Perpecahan ini digambarkan bagaimana ketika Hasan Tiro tiba hanya beberapa patah kata yang dikatakannya dan orang-orang kepercayaannya sepertinya tidak datang untuk mendampinginya. Bahkan saya pernah mendengarm, bahwa itu bukan benar-benar Hasan Tiro yang datang akan tetapi hanya kembarannya saja, ntahlah saya sendiri bingung. Satu hal yang saya tangkap adalah ketika Hasan Tiro datang ke Meulaboh dan ketika itupula saya sedang bertugas disitu saya melihat bahwa pada daerah tersebut Hasan Tiro tidak mendapatkan kehormatan, saya sadar bahwa ternyata tidak semua rakyat Aceh suka Hasan Tiro. Ada beberapa dari mereka yang mengatakan bahwa Hasan Tiro telah membawa uang rakyat Meulaboh untuk bisnis senjata atau membeli senjata, tapi saya tidak terlalu peduli. Entahlah.

8. HT

HT merupakan singkatan dari Hasan Tiro, menurut penulis ia merupakan salah satu orang Aceh yang berhasil membangkitkan semangat nasionalisme Aceh, berhasil mengkader ribuan pemuda Aceh untuk bisa mengangkat harkat dan martabat dari orang Aceh.
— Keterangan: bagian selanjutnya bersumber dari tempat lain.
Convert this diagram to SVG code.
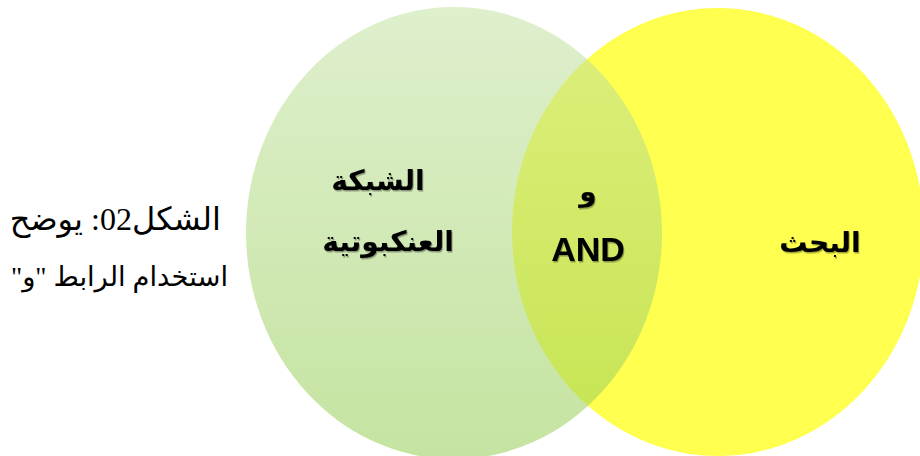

Ia juga dikatakan sebagai anak muridnya Daud Beureuh.
Namun menurut saya ada perbedaan yang jelas antara HT dan DB, DB lebih memperjuangkan Islam bisa berdiri dan menghormati Islam sebagai landasan perjuangan menuju zaman keemasan Iskandar Muda, akan tetapi HT lebih kepada nasionalisme Aceh yang dibungkusi dengan konsep perjuangan Penjajahan Jawa – Indon serta menggunakan isu Negara Islam yang masih terus dipertanyakan.
Ketika DB kemudian menyatakan bahwa RI merupakan saudara orang Aceh dan tidak ada maksud untuk berpisah dari RI, maka HT mengatakan bahwa RI adalah penjajahan Jawa – Indon, adalah sangat jelas konsep perjuangannya. Ketika DB langsung memimpin perang di gunung-gunung Aceh maka Hasan Tiro peril ke LN dan berjuanga dari sana dengan alasan untuk mempermudah mencari dukungan dari berbagai Negara dan institusi guna perjuangan Aceh Merdeka.
Bagi saya HT adalah omong kosong, tidak lebih dari Ibrahim Hasan yang telah men DOM kan Aceh atau menurut teman saya, ia merupakan salah satu orang Aceh yang takut pulang ke Aceh. Keduanya telah mengorbankan rakyat Aceh dalam sebuah perang bodoh dan sia-sia yang berujung kepada self government yang kiranya sebenarnya bisa diperjuangkan tanpa harus menumpahkan ribuan darah rakyat Aceh. Sebagai contoh adalah ketika SIRA mengumpulkan orang banyak untuk kemudian mengancam dengan referendum tentunya ini labih bermakna dibandingkan perjuangan senjata bodoh oleh Hasan Tiro tersebut. Maaf, ini Cuma opini saya.

9. Safari

Penulis mencoba untuk kembali mengangkat perubahan budaya pada rakyat Aceh atau RI umumnya dimana dikatakan bahwa safari romadhon seharusnya merupakan safari untuk menuju Allah atau itikaf, tapi sekarang ini adalah safari menuju masyarakat dengan janji-janji yang belum tentu tercapai.
Yang menarik adalah selain safari pejabat dengan programnya itu juga mulai adanya safari dengan granat-granat atau kekerasan-kekerasan.
Saya tambahkan adalah safari ini akan terus berjalan dengan provokasi-provokasi yang terus ingin mengantarkan rakyat Aceh kedalam pertikaian kembali.

bersambung...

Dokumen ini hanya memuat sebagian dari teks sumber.